• _Given data_

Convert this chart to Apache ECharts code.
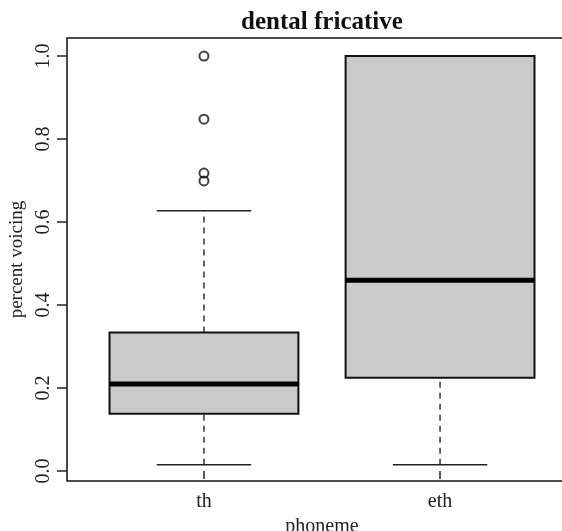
<!DOCTYPE html>
<html>
<head>
<meta charset="utf-8">
<script src="https://cdn.jsdelivr.net/npm/echarts@6/dist/echarts.min.js"></script>
<style>
    html, body {margin: 0; padding: 0; background: #fff;}
    #chart {width: 562px; height: 531px;}
</style>
</head>
<body>
<div id="chart"></div>
<script>
// 箱线图数据
const phonemes = ['th', 'eth'];
const positions = [1, 2];
const whisker_low = [0.015, 0.015];
const q1 = [0.138, 0.225];
const median = [0.210, 0.460];
const q3 = [0.334, 1.0];
const whisker_high = [0.627, 1.0];
// 离群点 [位置, 值]
const outliers = [[1, 1.0], [1, 0.848], [1, 0.718], [1, 0.699]];
const y_ticks = [0, 0.2, 0.4, 0.6, 0.8, 1.0];

const SERIF = '"Liberation Serif", "Times New Roman", serif';
const BOX_HALF = 0.4;

function render_box(params, api) {
    const x = api.value(0);
    const lo = api.value(1), b1 = api.value(2), md = api.value(3), b3 = api.value(4), hi = api.value(5);
    const cap = BOX_HALF / 2;
    const seg = function (x1, y1, x2, y2) {
        const a = api.coord([x1, y1]);
        const b = api.coord([x2, y2]);
        return {x1: a[0], y1: a[1], x2: b[0], y2: b[1]};
    };
    const tl = api.coord([x - BOX_HALF, b3]);
    const br = api.coord([x + BOX_HALF, b1]);
    const dash = {stroke: '#333', lineWidth: 1.5, lineDash: [6, 5]};
    const solid = {stroke: '#222', lineWidth: 1.5};
    return {
        type: 'group',
        children: [
            {type: 'line', shape: seg(x, lo, x, b1), style: dash},
            {type: 'line', shape: seg(x, b3, x, hi), style: dash},
            {type: 'line', shape: seg(x - cap, lo, x + cap, lo), style: solid},
            {type: 'line', shape: seg(x - cap, hi, x + cap, hi), style: solid},
            {
                type: 'rect',
                shape: {x: tl[0], y: tl[1], width: br[0] - tl[0], height: br[1] - tl[1]},
                style: {fill: '#cacaca', stroke: '#111', lineWidth: 2}
            },
            {type: 'line', shape: seg(x - BOX_HALF, md, x + BOX_HALF, md), style: {stroke: '#000', lineWidth: 5}}
        ]
    };
}

let box_data = positions.map(function (p, i) {
    return [p, whisker_low[i], q1[i], median[i], q3[i], whisker_high[i]];
});

let chart = echarts.init(document.getElementById('chart'), null, {renderer: 'canvas'});
chart.setOption({
    animation: false,
    backgroundColor: '#fff',
    title: {
        text: 'dental fricative',
        left: 322,
        top: 10,
        padding: 0,
        textAlign: 'center',
        textStyle: {fontFamily: SERIF, fontWeight: 'bold', fontSize: 25, color: '#111'}
    },
    grid: {
        left: 67, top: 38, right: -15, bottom: 50,
        outerBoundsMode: 'none',
        containLabel: false,
        show: true, borderColor: '#111', borderWidth: 1.5, backgroundColor: 'transparent'
    },
    xAxis: {
        type: 'value',
        min: 0.42,
        max: 2.58,
        name: 'phoneme',
        nameLocation: 'middle',
        nameGap: 35,
        nameTextStyle: {fontFamily: SERIF, fontSize: 20, color: '#222'},
        axisLine: {show: false},
        splitLine: {show: false},
        axisTick: {show: true, customValues: positions, length: 8, lineStyle: {color: '#222', width: 1.5}},
        axisLabel: {
            customValues: positions,
            margin: 11,
            fontFamily: SERIF, fontSize: 20, color: '#222',
            formatter: function (v) {
                return phonemes[positions.indexOf(v)];
            }
        }
    },
    yAxis: {
        type: 'value',
        min: -0.024,
        max: 1.0435,
        name: 'percent voicing',
        nameLocation: 'middle',
        nameGap: 39,
        nameTextStyle: {fontFamily: SERIF, fontSize: 19, color: '#222'},
        axisLine: {show: false},
        splitLine: {show: false},
        axisTick: {show: true, customValues: y_ticks, length: 10, lineStyle: {color: '#222', width: 1.5}},
        axisLabel: {
            customValues: y_ticks,
            rotate: 90,
            margin: 13,
            fontFamily: SERIF, fontSize: 20, color: '#222',
            formatter: function (v) {
                return v.toFixed(1);
            }
        }
    },
    series: [
        {
            type: 'custom',
            renderItem: render_box,
            encode: {x: 0, y: [1, 2, 3, 4, 5]},
            data: box_data,
            clip: false
        },
        {
            type: 'scatter',
            data: outliers,
            symbol: 'circle',
            symbolSize: 9,
            itemStyle: {color: 'rgba(0,0,0,0)', borderColor: '#111', borderWidth: 2}
        }
    ]
});
</script>
</body>
</html>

• _Aim_
Look at the listing and set down only the lines from its start through the line with "const BOX_HALF = 0.4;", word for word and without pictures.

• _Exercise response_
Convert this chart to Apache ECharts code.
<!DOCTYPE html>
<html>
<head>
<meta charset="utf-8">
<script src="https://cdn.jsdelivr.net/npm/echarts@6/dist/echarts.min.js"></script>
<style>
    html, body {margin: 0; padding: 0; background: #fff;}
    #chart {width: 562px; height: 531px;}
</style>
</head>
<body>
<div id="chart"></div>
<script>
// 箱线图数据
const phonemes = ['th', 'eth'];
const positions = [1, 2];
const whisker_low = [0.015, 0.015];
const q1 = [0.138, 0.225];
const median = [0.210, 0.460];
const q3 = [0.334, 1.0];
const whisker_high = [0.627, 1.0];
// 离群点 [位置, 值]
const outliers = [[1, 1.0], [1, 0.848], [1, 0.718], [1, 0.699]];
const y_ticks = [0, 0.2, 0.4, 0.6, 0.8, 1.0];

const SERIF = '"Liberation Serif", "Times New Roman", serif';
const BOX_HALF = 0.4;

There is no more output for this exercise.